Dennis Peacocke illustrates the "shirkers" mindset and it's fruit: "At the end of World War II, General Douglas MacArthur, was the protectorate administrator of Japan. Seeing a great spiritual vacuum, he called for 15,000 Christians to come to Japan and serve the Japanese leaders and people as they yearned to learn of the ways and culture of the God who had "proven Himself greater than theirs." We could muster less than 55! What would current history have looked like if we had sent those 15,000 and more trained Christians ready, willing and able to "make disciples" of the nation of Japan, "teaching them to observe all things whatsoever" that Christ has "commanded." Why weren't they ready and anxious to extend Christ's love and life-style to hungry and needy people? I'll tell you why: because the bulk of American Evangelicals were looking for the anti-Christ, Christian defeat and a quickie, rescue-rapture ticket out of this mess.
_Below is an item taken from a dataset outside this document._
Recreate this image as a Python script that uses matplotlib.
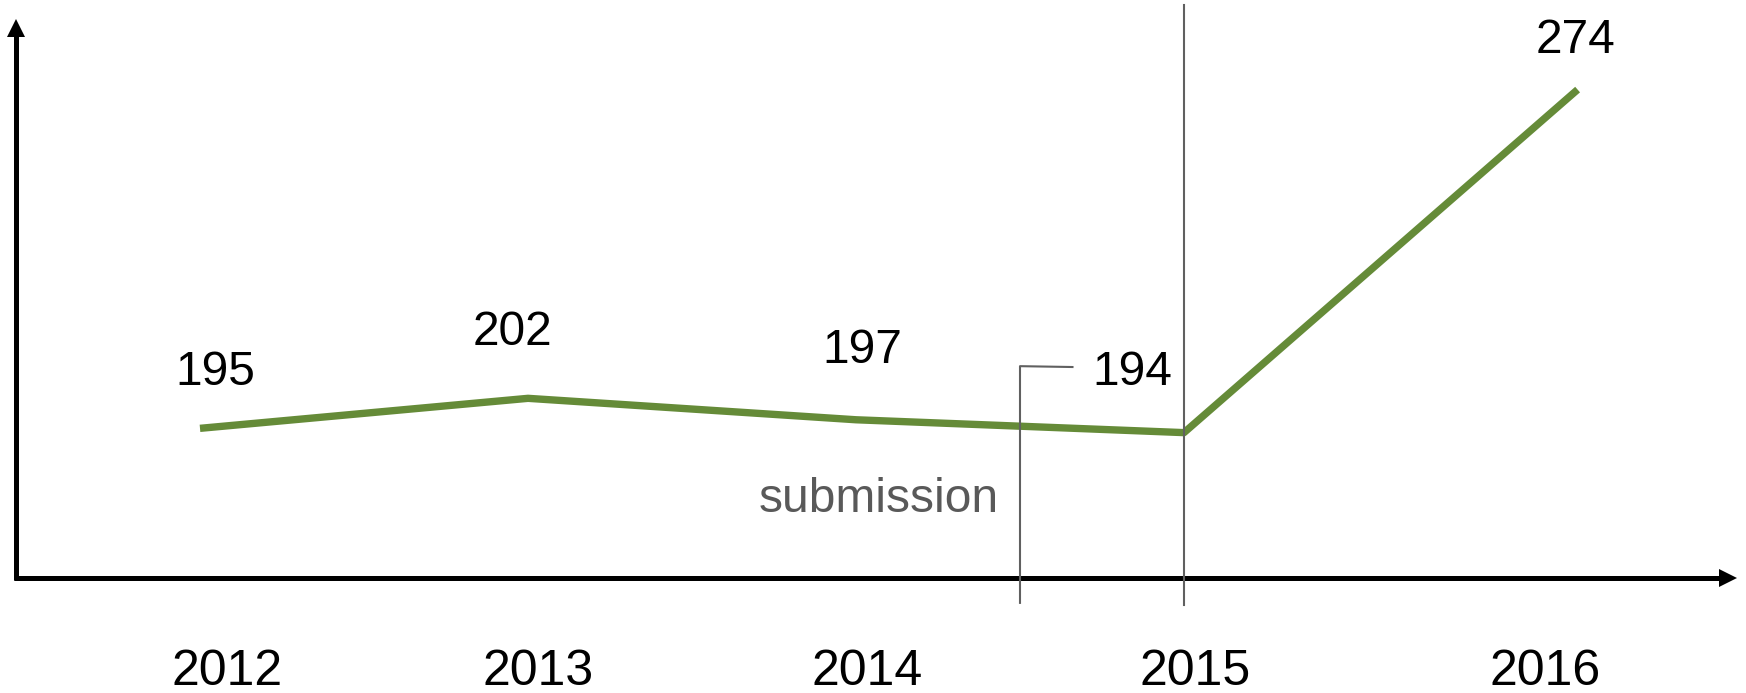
import matplotlib.pyplot as plt

years = ['2012', '2013', '2014', '2015', '2016']
values = [195, 202, 197, 194, 274]

# layout: x position of each point and pixel offsets of the labels
x_pos = [0, 1, 2, 3, 4.2]
value_offsets = [(15, 43), (-16, 53), (6, 57), (-52, 48), (-2, 37)]
year_offsets = [27, 10, 11, 11, -32]

W, H = 1746, 693
green = '#658b38'
gray = '#606060'

plt.rcParams['font.family'] = ['Liberation Sans', 'DejaVu Sans']

fig = plt.figure(figsize=(W / 100, H / 100), dpi=100)
ax = fig.add_axes([0, 0, 1, 1])
ax.set_xlim(-200 / 328, (W - 200) / 328)
ax.set_ylim((1264.5 - H) / 4.288, 1264.5 / 4.288)
ax.axis('off')


def px(x, y):
    # pixel position (from top left) to figure fraction
    return x / W, 1 - y / H


tf = fig.transFigure

# axes with arrow heads
(ax0, ay0), (ax1, ay1) = px(16, 580), px(16, 30)
ax.plot([ax0, ax1], [ay0, ay1], color='black', lw=3.6, transform=tf,
        clip_on=False, solid_capstyle='butt')
ax.plot(*px(16, 28), marker='^', ms=13, mew=0, color='black',
        transform=tf, clip_on=False)
(bx0, by0), (bx1, by1) = px(14, 578), px(1724, 578)
ax.plot([bx0, bx1], [by0, by1], color='black', lw=3.6, transform=tf,
        clip_on=False, solid_capstyle='butt')
ax.plot(*px(1728, 578), marker='>', ms=13, mew=0, color='black',
        transform=tf, clip_on=False)

# the series
ax.plot(x_pos, values, color=green, lw=5.3, solid_capstyle='butt', zorder=2)

for x, v, (dx, dy) in zip(x_pos, values, value_offsets):
    ax.annotate(str(v), (x, v), xytext=(dx, dy), textcoords='offset pixels',
                ha='center', va='baseline', fontsize=34.5, color='black')

for x, yr, dx in zip(x_pos, years, year_offsets):
    ax.annotate(yr, xy=(x, 0), xycoords=('data', 'figure pixels'),
                xytext=(dx, 8), textcoords='offset pixels',
                ha='center', va='baseline', fontsize=36, color='black')

# 2015 marker line and submission bracket
ax.plot([3, 3], [153.8, 293.7], color=gray, lw=1.5, zorder=3, clip_on=False)
ax.plot([2.66, 2.5, 2.5], [209.3, 209.5, 154.3], color=gray, lw=1.5, zorder=3)
ax.text(2.07, 175.5, 'submission', ha='center', va='baseline',
        fontsize=34.5, color='#595959')

fig.savefig('out.png', dpi=100)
We're the only team I've ever played on that preaches a victorious Christ and roots for the opposition (the anti-Christ) to win so that we can get off the field!  After all, "The quicker they fry, the quicker we fly!"

"How can we be so selfish, defeatist and stupid? Why do we insist on preparing for defeat? Why do we continue to let the secular forces always  rush back in to fill the void left by the historically consistent implosion of humanistic, cultural cardiac-arrest? Only eternity will reveal how human beings and nations have needlessly and generationally suffered due to our false reading of the times."

"You may protest: 'thousands of missionaries have selflessly given themselves to the nations, leading many to Christ'.  Praise God for them, but the problem is that many were prepared for the next life, but too few for this one.  The proof; the nations have not substantially changed their laws, education systems, or economic policies.  Ignite here in America an estimated 40 million Evangelicals gather in churches as their nation goes spiritually berserk.  Where are the teams of Christian lawyers, educators, scientists, business professionals and city managers, anxiously preparing for their next international assignment as God pulls down the systems of this world?  They're tuned into the wrong channel."

Instead of being like the ready-to-risk-all bull elks for the reproduction and multiplication of future generations, we turn inward and either spend all of our time trying to get our personal issues resolved or spend it worrying and working on getting and keeping more things. We fret and fume over what might happen to our stuff, our reputation, our standing, our personal safety, our children, our ideology, and our investments. In doing this we forget that we have all these things so we can live fully for Christ.  All the things we value were never meant to be safeguarded. We, and our Spirit-indwelt lives, with our learned spiritual truths and material things, were meant to be put at risk and invested for the glory of God by being and building disciples who will reproduce and multiply, extending the kingdom of God into every location and vocation on the earth!

Is your Christian life more like that of the shirker bull that looks groomed and great, or the old warrior bull that’s often weary and wounded, with antlers broken, but willing to fight to the death for the privilege of seeing offspring that will make a difference for generations to come?